Stanislav Ioudenitch

Stanislav Ioudenitch

Known for a ravishing technique and his compelling musical conviction, pianist Stanislav Ioudenitch is part of the elite group of Cliburn Gold Medal winners, having taken home the Gold Medal at the 11th Van Cliburn International Piano Competition. In addition to the Cliburn Gold Medal, he was also the recipient of the Steven De Groote Memorial Award for Best Performance of Chamber Music. His profoundly warm and intelligent performances have won him prizes at the Busoni, Kapell, Maria Callas, and New Orleans competitions, among others.

Ioudenitch has performed at major international cultural centers including Carnegie Hall (New York), Kennedy Center (Washington, D.C.), Gasteig (Munich, Germany), Conservatorio Verdi (Milan, Italy), Mariinsky Theater (St. Petersburg, Russia), International Performing Arts Center (Moscow, Russia), The Great Hall of the Moscow Conservatory (Moscow, Russia), Forbidden City Concert Hall (Beijing, China), International Piano Festival of La Roque d’Anthéron (France), Théâtre du Châtelet (Paris, France), Bass Hall (Fort Worth, Texas), Jordan Hall (Boston, Massachusetts), Orange County Performing Arts Center (Costa Mesa, California), and the Aspen Music Festival (Aspen, Colorado).

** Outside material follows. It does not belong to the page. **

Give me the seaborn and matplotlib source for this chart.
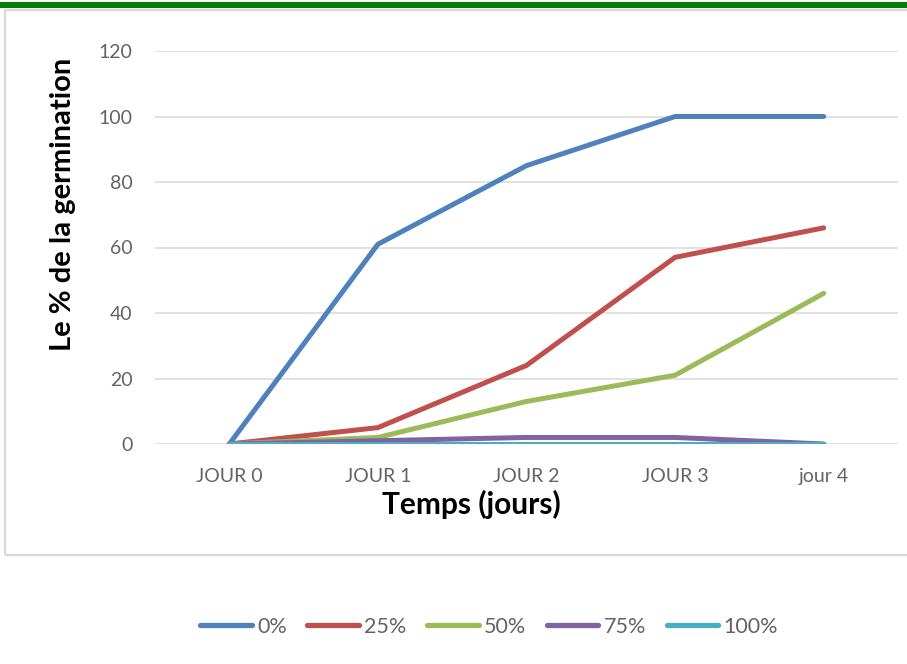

“He searched deeply into Mozart’s Piano Concerto No. 21 in C, K. 467 (a.k.a. the “Elvira Madigan” concerto), shaping every phrase fluidly and poetically with a light, crisp yet never brittle touch. Nothing was blurred or precious, and his playing, even at its gentlest, had an understated rhythmic spine.”

—Los Angeles Times

Soon to be released recordings include Stravinsky, Trois Mouvements de Petrouchka, produced by multi-Grammy winning producer Thomas Frost (who notably produced many recordings of Vladimir Horowitz), and trios of Brahms and Mendelssohn with the Park Piano Trio, recorded in La Chaux-de-Fonds, Switzerland (where Menahem Pressler made many recordings with the Beaux Arts Trio). Also available on Harmonia Mundi is the Stanislav Ioudenitch, Gold Medalist, 11th Van Cliburn International Piano Competition recording.

Stanislav Ioudenitch is also featured in Playing on the Edge, Peter Rosen’s Peabody Award-winning documentary made for PBS about the 2001 Cliburn competition.

Ioudenitch has had the privilege to perform with the conductors James Conlon, Valery Gergiev, Mikhail Pletnev, James DePreist, Günther Herbig, Asher Fisch, Stefan Sanderling, Michael Stern, Carl St. Clair and Justus Franz, and with orchestras including the Munich Philharmonic, the Mariinsky Orchestra, National Symphony (Washington, D.C.), Rochester Philharmonic, Honolulu Symphony and the National Philharmonic of Russia. Chamber music partners have included the Takács, Prazák, Borromeo, and Accorda quartets. Stanislav Ioudenitch is a founding member of the Park Piano Trio, based in Kansas City, Missouri.

His teachers have included Natalia Vasinkina, Dmitri Bashkirov and Karl Ulrich Schnabel, Leon Fleisher,  Rosalyn Tureck, William Grant Nabore at the International Piano Foundation in Como, Italy (the current International Piano Academy Lake Como). He subsequently became the youngest teacher ever invited to give master classes at the Academy.

Ioudenitch is continually invited to teach master-classes and to serve as a jury member in piano competitions around the world.

Students include Behzod Abduraimov, Kenny Broberg , Andrey Gugnin,  Yuntian Liu, among others.

Stanislav Ioudenitch is the founder of the International Center for Music at Park University (Kansas City) where he is Artistic Director and master teacher of piano. He is also on the faculty at Oberlin Conservatory. In addition, he is the vice-president and piano professor at the International Piano Academy Lake Como, and the director of the Young Artists Music Academy International in Kansas City.